Her insan hayatında sarılacağı destek alacağı mutluluğu, hüznü paylaşacağı birilerine ihtiyaç duyar. Adına da dost derler.
Bende herkes gibi dostlara sahiptim. Hala da sahibim ama eskisi kadar çok değiller. Yaşım ilerledikçe dostlarımın sayısı parmaklarımın sayısını geçmiyor doğru olanda bu ya dost dediğin seçkin kişiler olmalı sayısının önemi yok herkes dost olmaz.
Gün geliyor artık farklı açıdan bakıyor başka değerlerle sorguluyorsun dostluğu aslında dostluğun ne olduğunu bu zamanlar anlıyorsun. Çocukken bir şeker paylaşmayı beraber oynamayı dostluk bildim hep ama büyüdüm dostluğu şimdi anladım. Ben büyüdükçe, ben değiştikçe insanlarda değişti ama olumlu yönde değil gerçek yüzlerini yeni yeni görmeye başladım.
Ben hep aradaki mesafeleri yıkmaya çalıştım dostlarımla kardeşten öte olmak istedim. Ama hep çabalamama rağmen olmadı. Şimdi geride bıraktıklarımın aksine istediklerimi yapabildiğim dostluğun anlamını benim gibi bilen dostlara sahibim ve eskisi gibi mücadele etmektense şimdi sadece dostluğun verdiği güzellikleri yaşıyorum şimdi dostlara sahibim şimdi bir dostum…

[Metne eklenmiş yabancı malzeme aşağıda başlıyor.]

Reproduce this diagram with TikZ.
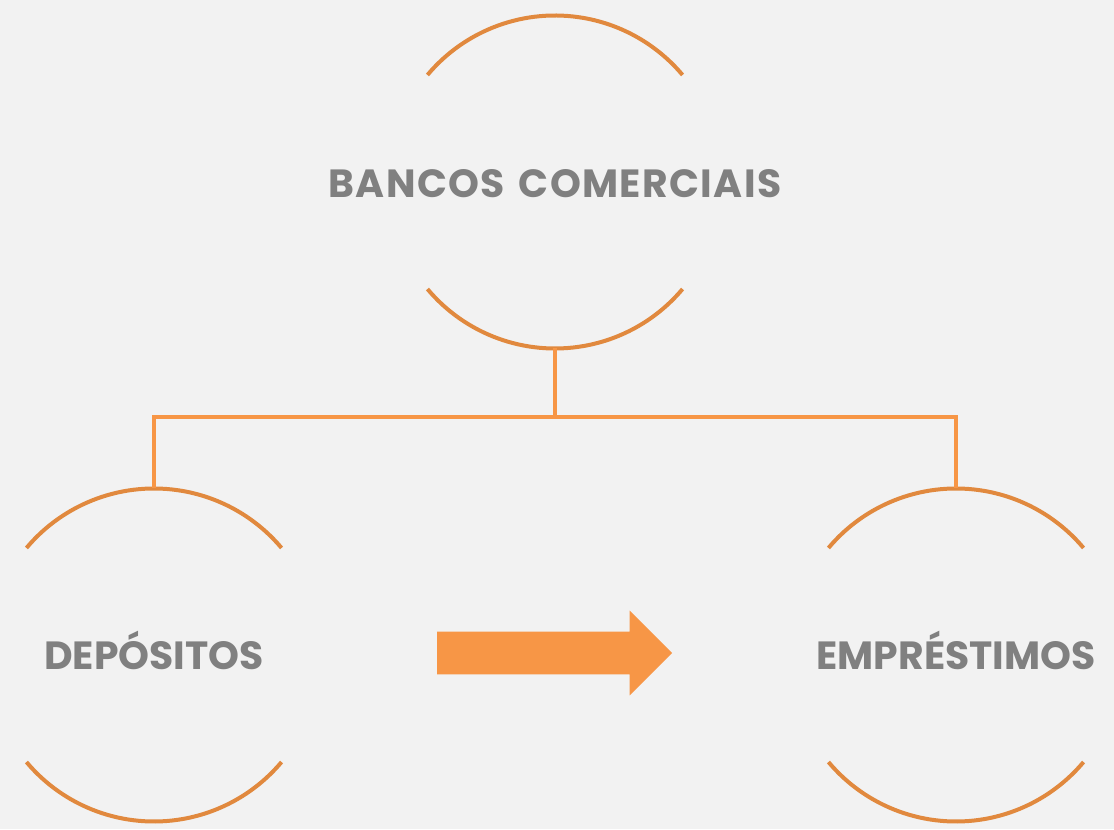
\documentclass[tikz,border=0pt]{standalone}
\usepackage{fontspec}
\setmainfont{Poppins}
\usetikzlibrary{shapes.arrows}

\definecolor{bgray}{RGB}{242,242,242}
\definecolor{arcorange}{RGB}{225,137,62}
\definecolor{lineorange}{RGB}{247,150,70}
\definecolor{txtgray}{RGB}{128,128,128}

\begin{document}
\begin{tikzpicture}[x=0.75pt, y=0.75pt,
    ring/.style={circle, minimum size=249.75pt, inner sep=0pt, outer sep=0pt},
    ringtext/.style={text=txtgray, inner sep=0pt, font=\bfseries\fontsize{29.5}{36}\selectfont},
    arcline/.style={draw=arcorange, line width=3pt},
    link/.style={draw=lineorange, line width=2.7pt}]
        % fundo
        \fill[bgray] (0,0) rectangle (1114,829);
        \useasboundingbox (0,0) rectangle (1114,829);

        % os tres circulos
        \node[ring] (banks) at (555,647) {};
        \node[ring] (dep) at (154,174) {};
        \node[ring] (emp) at (956,174) {};

        % textos
        \node[ringtext, anchor=base] (bankstxt) at (555,631)
            {\addfontfeature{LetterSpace=3.5}BANCOS\hspace{3pt} COMERCIAIS};
        \node[ringtext, anchor=base] (deptxt) at (154,160) {DEPÓSITOS};
        \node[ringtext, anchor=base] (emptxt) at (956,160) {EMPRÉSTIMOS};

        % arcos de cima e de baixo
        \foreach \n in {banks, dep, emp} {
            \draw[arcline] (\n.center) ++(140:166.5) arc[start angle=140, end angle=40, radius=166.5];
            \draw[arcline] (\n.center) ++(220:166.5) arc[start angle=220, end angle=320, radius=166.5];
        }

        % ligacoes
        \coordinate (split) at (555,412);
        \draw[link] (banks.south) -- (split);
        \draw[link] (dep.north) |- (split) -| (emp.north);

        % seta grossa
        \node[single arrow, fill=lineorange, inner sep=15.75pt, outer sep=0pt,
            minimum height=176.25pt, minimum width=63pt,
            single arrow head extend=15.75pt, anchor=tail] (flow) at (437,176) {};
\end{tikzpicture}
\end{document}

Dost bildiğim insanları silmedim hemen, son bir çabayla uğraştım, gerçek dost olmak için ama kaybedilen içtenlik olunca çabalar sadece anlık oluyor Veremiyor beklediğiniz içtenliği, sözleri farklı olsa da hissediyorsunuz söylediği gibi olmadığını ve artık geride bırakma zamanı geldi diyip eski dostları da sıradan insanların arasına alıp arkadaş sıfatını yerleştiriyorsunuz arkadaş ama arkadaştan uzak bir sınıfa.
Ben dost bildiğim insanları kaybettim onlarsa gerçek bir dostu… Ama kaybettiğim gibi gerçek dostları da kazandım. Onlarınsa elinde olan tek şey kendileri gibi sahte insanlar, umarım bir gün gerçek dostluğun anlamını öğrenirler çıkar gütmez menfaat gözetmezler… Umarım.